The problem.
Reproduce exactly the lines starting at the line that contains "Write a Python" and ending at the line that contains "from matplotlib.transforms import". Omit pictures.

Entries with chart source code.
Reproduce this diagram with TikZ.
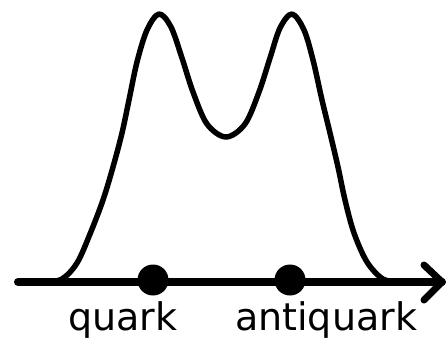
\documentclass[tikz,border=0pt]{standalone}
\usepackage{fontspec}
\setmainfont{DejaVu Sans}
\begin{document}
\begin{tikzpicture}[x=1pt,y=-1pt,
  curve/.style={line width=5.5pt,line cap=round,line join=round},
  axisline/.style={line width=8pt,line cap=round},
  tipline/.style={line width=7pt,line cap=round,line join=round},
  particle/.style={circle,fill=black,minimum size=31pt,inner sep=0pt},
  lbl/.style={font=\fontsize{38}{42}\selectfont,anchor=base}]
\useasboundingbox (0,0) rectangle (447,345);
\coordinate (axL) at (18,282);
\coordinate (axR) at (442,282);
\coordinate (tipU) at (424,265);
\coordinate (tipD) at (424,300);
\draw[curve] plot[smooth,tension=0.55] coordinates {
  (45,282) (62,279) (77,263) (90,234) (103,200) (113,167) (122,133) (129,100)
  (137,62) (147,30) (159,14) (171,27) (182,58) (193,92) (207,124) (226,137)
  (245,124) (259,92) (270,58) (280,28) (292,14) (304,30) (313,60) (322,100)
  (330,133) (338,167) (345,200) (354,233) (367,262) (383,279) (400,282)};
\draw[axisline] (axL) -- (axR);
\draw[tipline] (tipU) -- (axR) -- (tipD);
\node[particle] (q) at (153,280) {};
\node[particle] (aq) at (290,280) {};
\node[lbl] (ql) at (123,330) {quark};
\node[lbl] (aql) at (326,330) {antiquark};
\end{tikzpicture}
\end{document}
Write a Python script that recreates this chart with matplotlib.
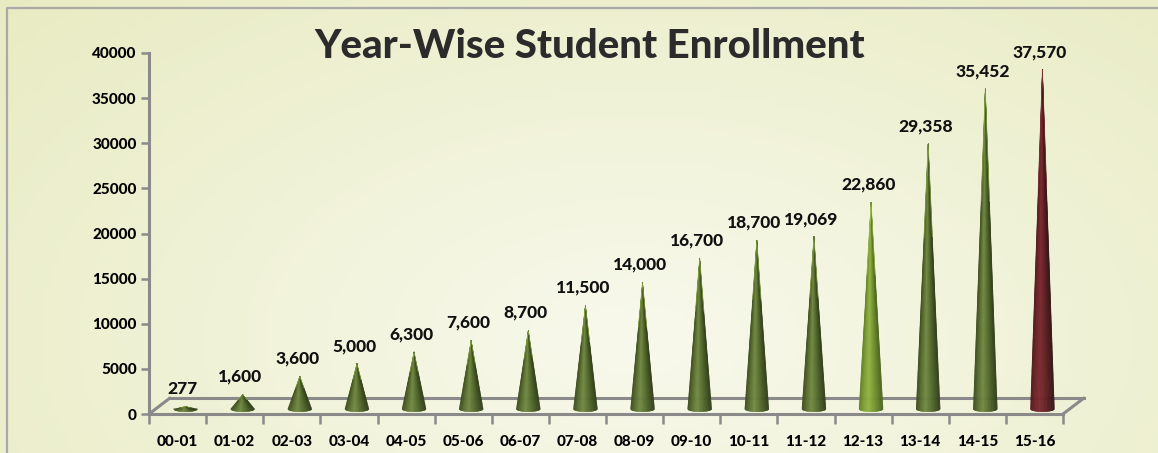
import numpy as np
import matplotlib
matplotlib.use("Agg")
import matplotlib.pyplot as plt
from matplotlib.colors import LinearSegmentedColormap, to_rgb
from matplotlib.collections import PolyCollection
from matplotlib.transforms import ScaledTranslation

# data
years = ["00-01", "01-02", "02-03", "03-04", "04-05", "05-06", "06-07", "07-08",
         "08-09", "09-10", "10-11", "11-12", "12-13", "13-14", "14-15", "15-16"]
enrollment = [277, 1600, 3600, 5000, 6300, 7600, 8700, 11500,
              14000, 16700, 18700, 19069, 22860, 29358, 35452, 37570]
cone_style = ["dark"] * 12 + ["light", "dark", "dark", "red"]

plt.rcParams['font.family'] = ['Lato', 'DejaVu Sans']

fig = plt.figure(figsize=(11.58, 4.53), dpi=100)

# background gradient + border
bg = fig.add_axes([0, 0, 1, 1], zorder=-10)
xx, yy = np.meshgrid(np.linspace(0, 1, 300), np.linspace(0, 1, 120))
d = np.sqrt(((xx - 0.55) / 0.75) ** 2 + ((yy - 0.75) / 1.1) ** 2)
d = np.clip(d, 0, 1)
c_in = np.array(to_rgb("#f8f9ec"))
c_out = np.array(to_rgb("#e8ebc2"))
img = c_in[None, None, :] * (1 - d[..., None]) + c_out[None, None, :] * d[..., None]
bg.imshow(img, extent=[0, 1, 0, 1], aspect="auto", origin="upper")
bg.plot([7 / 1158, 7 / 1158, 1], [0, 1 - 8 / 453, 1 - 8 / 453], color="#a9a9a9", lw=1.6)
bg.set_xlim(0, 1)
bg.set_ylim(0, 1)
bg.axis("off")

# main axes
ax = fig.add_axes([149 / 1158, 1 - 414 / 453, (1063 - 149) / 1158, (414 - 53) / 453])
ax.patch.set_alpha(0)
ax.set_xlim(-0.5, len(years) - 0.5)
ax.set_ylim(0, 40000)

gray = "#8a8a8a"
for s in ["top", "right"]:
    ax.spines[s].set_visible(False)
ax.spines["left"].set_color(gray)
ax.spines["left"].set_linewidth(2.2)
ax.spines["bottom"].set_color(gray)
ax.spines["bottom"].set_linewidth(2.2)

ax.set_yticks(np.arange(0, 40001, 5000))
ax.set_yticklabels([str(v) for v in range(0, 40001, 5000)], fontsize=11, fontweight=900)
ax.tick_params(axis="y", length=6, width=1.8, color=gray, pad=3)
ax.set_xticks(np.arange(-0.5, len(years), 1.0))
ax.set_xticklabels([])
ax.set_xticks(np.arange(len(years)), minor=True)
ax.set_xticklabels(years, minor=True, fontsize=11, fontweight=900)
ax.tick_params(axis="x", which="major", length=7, width=1.8, color=gray)
ax.tick_params(axis="x", which="minor", length=0, pad=15)

# floor (3D depth)
depth = ax.transData + ScaledTranslation(21 / 100, 16 / 100, fig.dpi_scale_trans)
ax.plot([-0.5, len(years) - 0.5], [0, 0], color=gray, lw=2.2, transform=depth, clip_on=False)
for xe in [-0.5, len(years) - 0.5]:
    ax.annotate("", xy=(xe, 0), xycoords=depth, xytext=(xe, 0), textcoords="data",
                arrowprops=dict(arrowstyle="-", color=gray, lw=2.2, shrinkA=0, shrinkB=0))

# cones
cmaps = {
    "dark": LinearSegmentedColormap.from_list("g", ["#3c4a1f", "#5a6f30", "#738a45", "#5d7334", "#465a26", "#333f1c"]),
    "light": LinearSegmentedColormap.from_list("lg", ["#5f7d25", "#7e9f35", "#93b447", "#7d9d36", "#66822b", "#4e6621"]),
    "red": LinearSegmentedColormap.from_list("r", ["#4f1a1d", "#6e2429", "#7c2b30", "#6a2428", "#4d1d20", "#361618"]),
}
tip_edge = {"dark": "#9cbf50", "light": "#b0d060", "red": "#8a3a3f"}

cone_tr = ax.transData + ScaledTranslation(8 / 100, 5 / 100, fig.dpi_scale_trans)
half_w = 0.21
ell = 300
n = 40
t = np.linspace(-1, 1, n + 1)
for i, (v, st) in enumerate(zip(enrollment, cone_style)):
    bx = i + half_w * t
    by = -ell * np.sqrt(np.clip(1 - t ** 2, 0, 1))
    polys = []
    for k in range(n):
        polys.append([(i, v), (bx[k], by[k]), (bx[k + 1], by[k + 1])])
    cols = cmaps[st]((t[:-1] + t[1:]) / 4 + 0.5)
    pc = PolyCollection(polys, facecolors=cols, edgecolors=cols, linewidths=0.3,
                        transform=cone_tr, zorder=3, clip_on=False)
    ax.add_collection(pc)
    ax.plot([i - half_w * 0.35, i, i + half_w * 0.35], [v * 0.65, v, v * 0.65],
            color=tip_edge[st], lw=0.6, alpha=0.7, transform=cone_tr, zorder=4)
    ax.annotate(f"{v:,}", xy=(i, v), xycoords=cone_tr, xytext=(-2, 7), textcoords="offset points",
                ha="center", va="bottom", fontsize=12.5, fontweight=900, color="#111111")

fig.text(590 / 1158, 1 - 47 / 453, "Year-Wise Student Enrollment", ha="center", va="center",
         fontsize=29, fontweight=900, color="#2b2b2b")

fig.savefig("out.png", dpi=100)
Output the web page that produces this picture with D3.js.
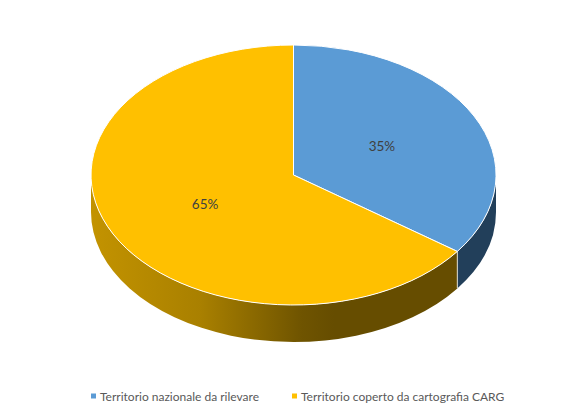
<!DOCTYPE html>
<html>
<head>
<meta charset="utf-8">
<script src="https://cdn.jsdelivr.net/npm/d3@7"></script>
<style>
  html, body { margin: 0; padding: 0; background: #fff; }
  svg { display: block; }
  text { font-family: Lato, "Open Sans", sans-serif; }
</style>
</head>
<body>
<div id="chart"></div>
<script>
var categories = ["Territorio nazionale da rilevare", "Territorio coperto da cartografia CARG"];
var values = [35, 65];
var labels = ["35%", "65%"];
var colors = ["#5b9bd5", "#ffc000"];

var width = 587, height = 418;
var depth = 37;

var svg = d3.select("#chart").append("svg")
  .attr("width", width)
  .attr("height", height);

// gold side goes dark towards the right, blue side is flat
var grad = svg.append("defs").append("linearGradient")
  .attr("id", "goldSide")
  .attr("gradientUnits", "userSpaceOnUse")
  .attr("x1", 91).attr("x2", 496)
  .attr("y1", 0).attr("y2", 0);
grad.append("stop").attr("offset", "0%").attr("stop-color", "#c39300");
grad.append("stop").attr("offset", "27%").attr("stop-color", "#a98000");
grad.append("stop").attr("offset", "52%").attr("stop-color", "#6f5400");
grad.append("stop").attr("offset", "60%").attr("stop-color", "#664d00");
grad.append("stop").attr("offset", "100%").attr("stop-color", "#664d00");

// unit circle squashed into an ellipse
var xScale = d3.scaleLinear().domain([-1, 1]).range([91, 496]);
var yScale = d3.scaleLinear().domain([-1, 1]).range([45, 305]);
var rx = (xScale(1) - xScale(-1)) / 2;
var ry = (yScale(1) - yScale(-1)) / 2;

var pie = d3.pie().sort(null);
var arcs = pie(values);

function px(a) { return xScale(Math.sin(a)); }
function py(a) { return yScale(-Math.cos(a)); }

// side wall, only the front half of the ellipse can be seen
function sidePath(a0, a1) {
  var from = Math.max(a0, Math.PI / 2);
  var to = Math.min(a1, Math.PI * 3 / 2);
  if (to <= from) return null;
  return "M" + px(from) + "," + py(from) +
    "A" + rx + "," + ry + " 0 0 1 " + px(to) + "," + py(to) +
    "L" + px(to) + "," + (py(to) + depth) +
    "A" + rx + "," + ry + " 0 0 0 " + px(from) + "," + (py(from) + depth) +
    "Z";
}

var sideFill = ["#223f5a", "url(#goldSide)"];

svg.selectAll("path.side")
  .data(arcs)
  .enter().append("path")
  .attr("class", "side")
  .attr("d", function(d) { return sidePath(d.startAngle, d.endAngle); })
  .attr("fill", function(d, i) { return sideFill[i]; });

// light seam between the two side walls
var seam = arcs[0].endAngle;
svg.append("line")
  .attr("x1", px(seam)).attr("y1", py(seam))
  .attr("x2", px(seam)).attr("y2", py(seam) + depth)
  .attr("stroke", "#d9d9d0")
  .attr("stroke-width", 1);

var arc = d3.arc().innerRadius(0).outerRadius(1);

svg.selectAll("path.top")
  .data(arcs)
  .enter().append("path")
  .attr("class", "top")
  .attr("d", arc)
  .attr("transform", "translate(" + xScale(0) + "," + yScale(0) + ") scale(" + rx + "," + ry + ")")
  .attr("fill", function(d, i) { return colors[i]; })
  .attr("stroke", "#fff")
  .attr("stroke-width", 1)
  .attr("vector-effect", "non-scaling-stroke");

// data labels sit about halfway out
svg.selectAll("text.pct")
  .data(arcs)
  .enter().append("text")
  .attr("class", "pct")
  .attr("x", function(d) { return px((d.startAngle + d.endAngle) / 2) * 0.49 + xScale(0) * 0.51; })
  .attr("y", function(d) { return py((d.startAngle + d.endAngle) / 2) * 0.49 + yScale(0) * 0.51 + 5; })
  .attr("text-anchor", "middle")
  .attr("font-size", 13.5)
  .attr("fill", "#404040")
  .text(function(d, i) { return labels[i]; });

// legend
var legendX = [91, 292];
var legend = svg.selectAll("g.legend")
  .data(categories)
  .enter().append("g")
  .attr("class", "legend")
  .attr("transform", function(d, i) { return "translate(" + legendX[i] + ",396)"; });

legend.append("rect")
  .attr("x", 0).attr("y", -2.5)
  .attr("width", 5).attr("height", 5)
  .attr("fill", function(d, i) { return colors[i]; });

legend.append("text")
  .attr("x", 9).attr("y", 4.5)
  .attr("font-size", 12)
  .attr("fill", "#595959")
  .text(function(d) { return d; });
</script>
</body>
</html>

Exercise solution.
Write a Python script that recreates this chart with matplotlib.
import numpy as np
import matplotlib
matplotlib.use("Agg")
import matplotlib.pyplot as plt
from matplotlib.colors import LinearSegmentedColormap, to_rgb
from matplotlib.collections import PolyCollection
from matplotlib.transforms import ScaledTranslation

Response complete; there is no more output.